Movie Review: McLintock (1963)

More solid ideological substance than given credit for… 8/10

… or what the majority of fans would have watched it for back in the day. McLintock was a big, successful action-packed movie in the the early 60s around the time of the assassination of President John F. Kennedy and just before the buildup and war in Vietnam that tore the country apart. But I don’t remember having seen it at the local theater. A reader, Neil, recommended McLintock to me for various pro-liberty sentiments and principles expressed in much of the movie’s dialog and action. And he’s right: the writers have the protagonist GW McLintock (John Wayne) making strong statements in favor of property rights, personal responsibility, productive ambition, fair treatment of Indians as individuals, and the detrimental, illogical effects of most government activity.

A couple of trivia points from IMDb to corroborate the above:

  • Although often seen as simply a knockabout comedy, John Wayne also intended the film to be a statement of his own conservative political views.
  • John Wayne insisted that the role of the weak, insipid Governor be called “Cuthbert H. Humphrey”, with the intention that he be seen as a parody of liberal Senator Hubert H. Humphrey, whom Wayne intensely disliked.

Then from the quotes page:

McLintock: I’m McLintock. You people plan to homestead and farm the Mesa Verde.

Settler: Yes, sir. The government give each of us a hunerd and sixty acres.

McLintock: The government never gave anybody anything. Some years back a lot like you come in. Had a pretty good first year. Good summer. Easy winter. But the next year the last rain was in February. And by June even the jack rabbits had sense enough to get off the Mesa.

***

Devlin Warren: I don’t know what to say. Never begged before. Turned my stomach. I suppose I should have been grateful that you gave me the job.
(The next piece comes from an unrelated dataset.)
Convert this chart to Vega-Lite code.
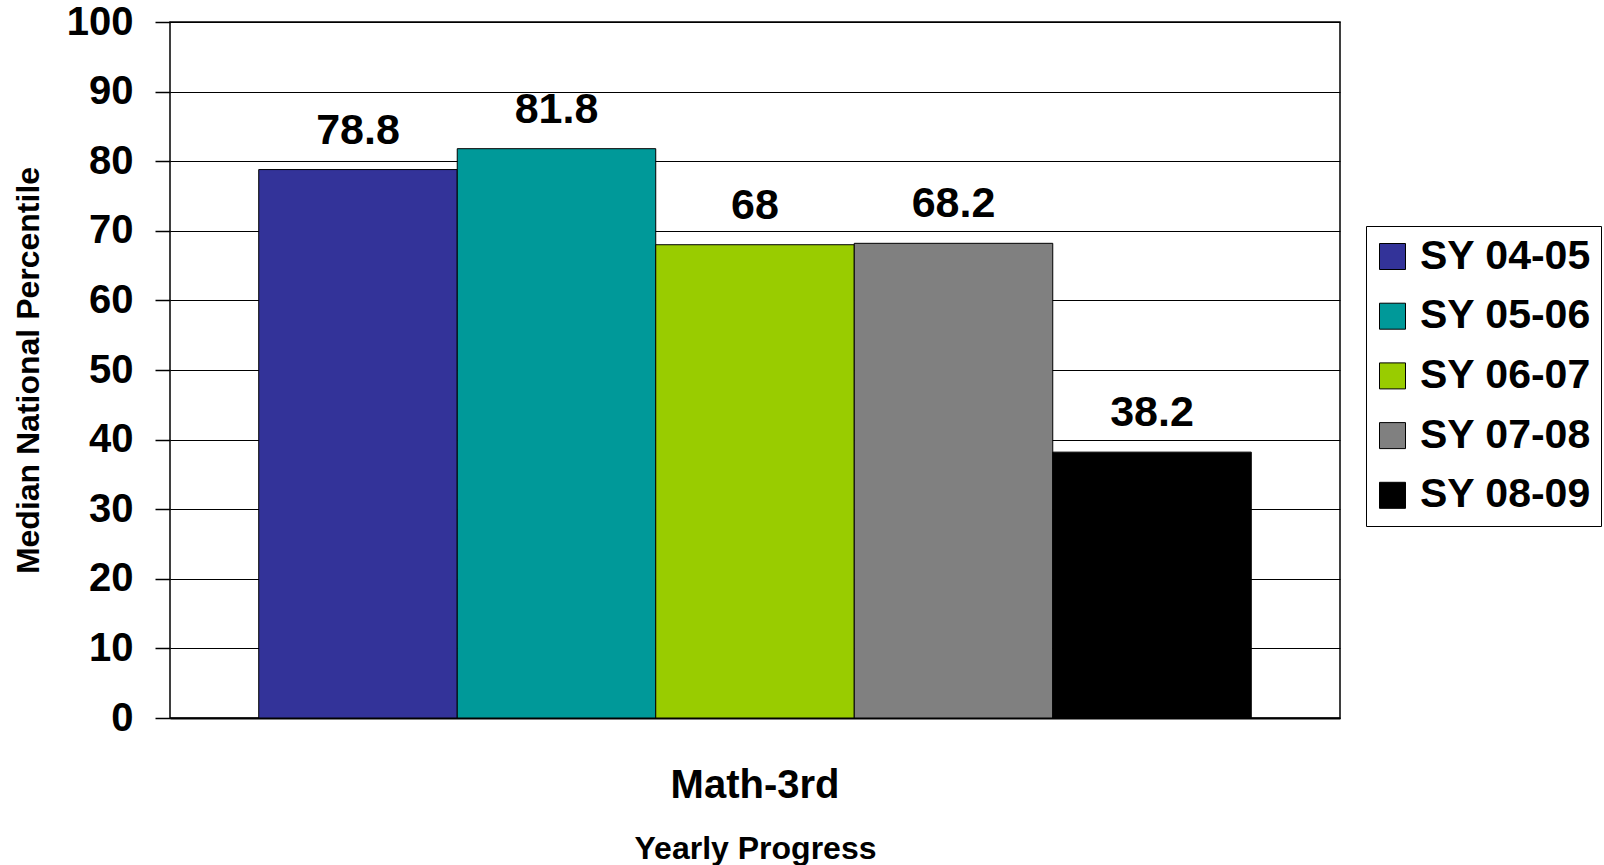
{
  "$schema": "https://vega.github.io/schema/vega-lite/v6.json",
  "width": 1170,
  "height": 696,
  "autosize": {"type": "none"},
  "padding": {"left": 170, "top": 22, "right": 264, "bottom": 147},
  "background": "#ffffff",
  "config": {
    "view": {"stroke": "#000000", "strokeWidth": 1.5},
    "font": "Liberation Sans"
  },
  "data": {
    "values": [
      {"subject": "Math-3rd", "year": "SY 04-05", "value": 78.8},
      {"subject": "Math-3rd", "year": "SY 05-06", "value": 81.8},
      {"subject": "Math-3rd", "year": "SY 06-07", "value": 68},
      {"subject": "Math-3rd", "year": "SY 07-08", "value": 68.2},
      {"subject": "Math-3rd", "year": "SY 08-09", "value": 38.2}
    ]
  },
  "encoding": {
    "x": {
      "field": "subject",
      "type": "nominal",
      "title": "Yearly Progress",
      "scale": {"paddingOuter": 0.0894, "paddingInner": 0},
      "axis": {
        "labelAngle": 0,
        "labelFont": "Liberation Sans",
        "labelFontSize": 40,
        "labelFontWeight": "bold",
        "labelColor": "#000000",
        "labelBaseline": "alphabetic",
        "labelPadding": 79,
        "ticks": false,
        "tickSize": 0,
        "domain": true,
        "domainColor": "#000000",
        "domainWidth": 2,
        "titleFont": "Liberation Sans",
        "titleFontSize": 32,
        "titleFontWeight": "bold",
        "titleColor": "#000000",
        "titleBaseline": "alphabetic",
        "titleAnchor": "middle",
        "titleX": 585,
        "titleY": 140
      }
    },
    "xOffset": {
      "field": "year",
      "type": "nominal",
      "scale": {"paddingInner": 0, "paddingOuter": 0}
    },
    "y": {
      "field": "value",
      "type": "quantitative",
      "title": "Median National Percentile",
      "scale": {"domain": [0, 100], "nice": false},
      "axis": {
        "values": [0, 10, 20, 30, 40, 50, 60, 70, 80, 90, 100],
        "grid": true,
        "gridColor": "#000000",
        "gridWidth": 1,
        "gridOpacity": 1,
        "domain": false,
        "ticks": true,
        "tickSize": 15,
        "tickColor": "#000000",
        "tickWidth": 1.5,
        "labelPadding": 22,
        "labelFont": "Liberation Sans",
        "labelFontSize": 40,
        "labelFontWeight": "bold",
        "labelColor": "#000000",
        "titleFont": "Liberation Sans",
        "titleFontSize": 32,
        "titleFontWeight": "bold",
        "titleColor": "#000000",
        "titleAngle": -90,
        "titleAlign": "center",
        "titleBaseline": "alphabetic",
        "titleX": -132,
        "titleY": 348
      }
    }
  },
  "layer": [
    {
      "mark": {"type": "bar", "stroke": "#000000", "strokeWidth": 1, "opacity": 1},
      "encoding": {
        "color": {
          "field": "year",
          "type": "nominal",
          "scale": {
            "domain": ["SY 04-05", "SY 05-06", "SY 06-07", "SY 07-08", "SY 08-09"],
            "range": ["#333399", "#009999", "#99CC00", "#808080", "#000000"]
          },
          "legend": {
            "title": null,
            "orient": "none",
            "legendX": 1196,
            "legendY": 204,
            "symbolType": "square",
            "symbolSize": 676,
            "symbolStrokeColor": "#000000",
            "symbolStrokeWidth": 1,
            "symbolOpacity": 1,
            "symbolOffset": -4,
            "labelFont": "Liberation Sans",
            "labelFontSize": 41,
            "labelFontWeight": "bold",
            "labelColor": "#000000",
            "labelOffset": 7,
            "labelLimit": 400,
            "rowPadding": 17.7,
            "padding": 10,
            "strokeColor": "#000000",
            "fillColor": "#ffffff"
          }
        }
      }
    },
    {
      "mark": {
        "type": "text",
        "font": "Liberation Sans",
        "fontSize": 43,
        "fontWeight": "bold",
        "color": "#000000",
        "baseline": "alphabetic",
        "align": "center",
        "dy": -26
      },
      "encoding": {
        "text": {"field": "value", "type": "nominal"}
      }
    }
  ]
}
McLintock: Gave? Boy, you’ve got it all wrong. I don’t give jobs, I hire men.

***

McLintock: Agard, if you knew anything about Indians, you’d know that they’re doing their level best to put up with our so-called ‘benevolent patronage’ in spite of the nincompoops that’ve been put in charge of it!

***

Then the marvelous father-daughter talk showing McLintock’s character:

McLintock: Becky! Come here. Somethin’ I ought to tell you. Guess now’s as good a time as any. You’re going to have every young buck west of the Missouri around here tryin’ to marry you – mostly because you’re a handsome filly, but partly because I own everything in this country from here to there. They’ll think you’re going to inherit it. Well, you’re not. I’m going to leave most of it to, well, to the nation really, for a park where no lumbermen’ll cut down all the trees for houses with leaky roofs. Nobody’ll kill all the beaver for hats for dudes nor murder the buffalo for robes. What I’m going to give you is a 500 cow spread on the Upper Green River. Now that may not seem like much, but it’s more than we had, your mother and I. Some folks are gonna say I’m doin’ all this so I can sit up in the hereafter and look down on a park named after me, or that I was disappointed in you – didn’t want you to get all that money. But the real reason, Becky, is because I love you, and I want you and some young man to have what I had, because all the gold in the United States Treasury and all the harp music in heaven can’t equal what happens between a man and a woman with all that growin’ together. I can’t explain it any better than that.

McLintock not so liberated when it comes to women…

The above statement GW offers to his daughter ends with an ideal-world view of a man’s wanting to love and grow old with a woman through thick and thin. GW is also shown to be hopelessly still in love and lust with his separated wife Katherine (Maureen O’Hara). But you can tell GW still clings to the old ways of ‘me Tarzan you woman’ in his strategies to win back the fiery Katherine—who likes the finer things and has been associating with more politically correct, but less manly men like the governor. [The movie inspired by Shakespeare’s Taming of the Shrew.]

McLintock was released in the same year as Betty Friedan’s The Feminine Mystique, which launched the women’s liberation movement. So many cultural shifts and divides were set in motion in the 1960s, perhaps none so fundamental as women coming into their own. [Until that time in many states, women were known as either Miss <maiden name> or Mrs. <husband’s surname>. Often, a married woman could not have her own bank account or have her full name listed in the phone directory.] And you can tell the writers and the Duke himself felt some awkwardness toward how to deal with the new independent woman. Which leads to a fairly regressive climactic scene.

The producers made a blockbuster, big-country movie that people flooded the theaters to see. Personally, I’ve been through so many high-budget, good-natured brawls and SunFLOWerbreakup/makeup scenes of the jealous woman and hard-living tenderhearted man that I’m all clichéd out. But I do find that the writers deftly lay in a fine set of ideas, with characters worthy of them, among the slapstick sequences catering to the cheap seats. McLintock is ‘different’ for the genre, and definitely worth a visit or a revisit.